小規模宅地等の特例で文書回答 再開発でやむを得ず貸付事業を一時中断

2022/01/20

 東京国税局はさきごろ、事前照会のあった「市街地再開発事業により中断した貸付事業を相続開始前3年以内に再開した場合の小規模宅地等についての相続税の課税価格の計算の特例(租税特別措置法第69条の4)の適用について」の文書回答を公表した。

 被相続人甲は、平成25年以前まで、A市所在の建物(区分所有建物である旨の登記がされている建物ではない。
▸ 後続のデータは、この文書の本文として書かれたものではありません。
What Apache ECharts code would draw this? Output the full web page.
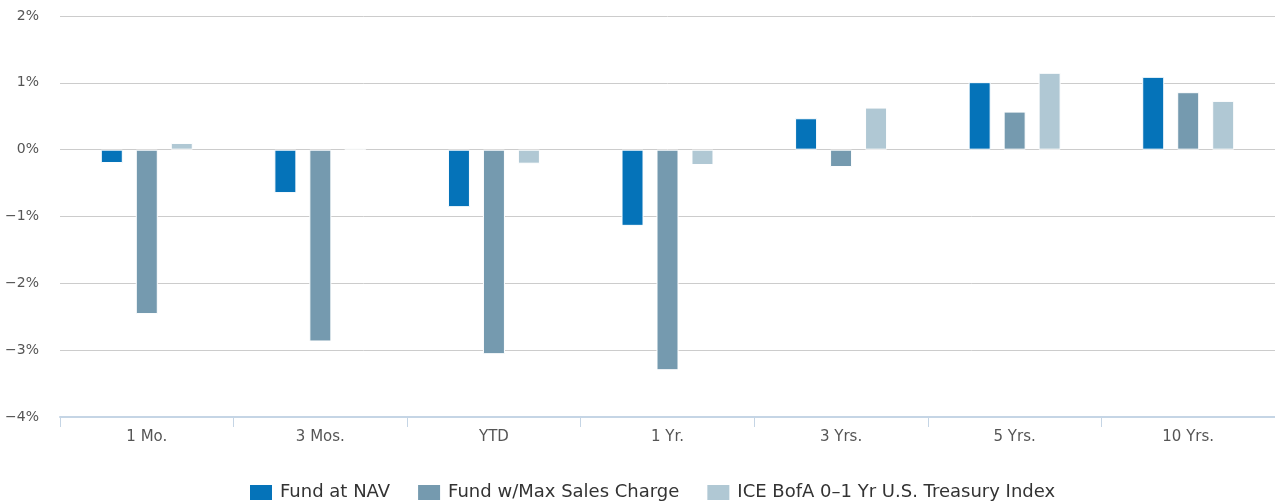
<!DOCTYPE html>
<html><head><meta charset="utf-8">
<script src="https://cdn.jsdelivr.net/npm/echarts@6/dist/echarts.min.js"></script>
<style>html,body{margin:0;padding:0;background:#fff}#c{width:1275px;height:503px}</style>
</head><body><div id="c"></div>
<script>
const categories = ['1 Mo.', '3 Mos.', 'YTD', '1 Yr.', '3 Yrs.', '5 Yrs.', '10 Yrs.'];
const seriesNames = ['Fund at NAV', 'Fund w/Max Sales Charge', 'ICE BofA 0–1 Yr U.S. Treasury Index'];
const fundNav = [-0.20, -0.65, -0.86, -1.14, 0.47, 1.01, 1.09];
const fundMax = [-2.46, -2.87, -3.06, -3.30, -0.26, 0.57, 0.86];
const indexVals = [0.10, 0.02, -0.21, -0.23, 0.63, 1.15, 0.73];
const yTicks = [-4, -3, -2, -1, 0, 1, 2];
const colors = ['#0573b9', '#759aaf', '#b0c8d4'];

const font = 'DejaVu Sans';
const chart = echarts.init(document.getElementById('c'));
const mk = (name, data, i) => ({
  name, type: 'bar', data, barWidth: 22, barGap: '59%',
  itemStyle: { color: colors[i], borderColor: '#ffffff', borderWidth: 1 }
});
chart.setOption({
  animation: false,
  textStyle: { fontFamily: font },
  grid: { left: 60, right: -7, top: 16, bottom: 86 },
  legend: {
    top: 483, left: 248, itemWidth: 24, itemHeight: 17, itemGap: 26,
    icon: 'rect', padding: 0,
    textStyle: { fontSize: 18, color: '#333', fontFamily: font, padding: [0, 0, 0, 2] }
  },
  xAxis: {
    type: 'category', data: categories,
    axisLine: { onZero: false, lineStyle: { color: '#c5d5e5', width: 2 } },
    axisTick: { show: true, length: 10, lineStyle: { color: '#c5d5e5' } },
    axisLabel: { color: '#555', fontSize: 15, margin: 13 }
  },
  yAxis: {
    type: 'value', min: yTicks[0], max: yTicks[yTicks.length - 1], interval: 1,
    splitLine: { lineStyle: { color: '#cccccc', width: 1 } },
    axisLine: { show: false }, axisTick: { show: false },
    axisLabel: { color: '#555', fontSize: 14, margin: 21,
      formatter: v => (v < 0 ? '−' + Math.abs(v) : v) + '%' }
  },
  series: [mk(seriesNames[0], fundNav, 0), mk(seriesNames[1], fundMax, 1), mk(seriesNames[2], indexVals, 2)]
});
</script></body></html>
以下:従前建物)およびその敷地を所有し、その建物について一部を被相続人甲の次男家族(甲と生計別の親族)に使用貸借により使用させていたほかは、甲の同族会社(以下:乙社)に賃貸していた。

 甲は、平成25年2月、都市再開発法に基づく第一種市街地再開発事業(施行者:A市)に係る権利変換(以下:本件権利変換)により、同事業において建築される施設建築物の一部を取得する権利およびその敷地に関する権利を取得した。

 甲は、平成30年3月30日、本件権利変換により施設建築物の西棟1階の一室(以下:本件店舗)および東棟35階の一室(以下:本件住戸)の所有権(区分所有建物である旨の登記がされている)ならびにそれらの敷地権を取得し、その引渡しを受けたので、同年4月1日に本件店舗を乙社に賃貸(乙社は第三者へ転貸)し、同年12月に本件住戸を第三者に賃貸した。

 なお、甲は、本件住戸について、平成30年3月30日にA市から引渡しを受けた後、速やかに新たな賃借人の募集を行った。

 甲は、令和3年2月に死亡した。事前照会の趣旨は次のとおり。

 相続開始時点において賃貸していた本件店舗および本件住戸の敷地の用に供されていた宅地のうち、本件権利変換前において従前建物に係る乙社に賃貸していた部分に対応する部分は、市街地再開発事業によってやむを得ず貸付事業の用に供することができなかったものであるため、租税特別措置法第69条の4第3項第4号の「相続開始前3年以内に新たに貸付事業の用に供された宅地等」に当たらないことから、同号に規定する貸付事業用宅地等に該当するものとして、同条に規定する小規模宅地等についての相続税の課税価格の計算の特例の適用を受けることができると解してよいか照会した。なお、甲の相続人は、同特例に係るほかの要件を満たしている。

 これに対して東京国税局は、「照会に係る事実関係を前提とする限り、貴見のとおりで差し支えない」と回答している。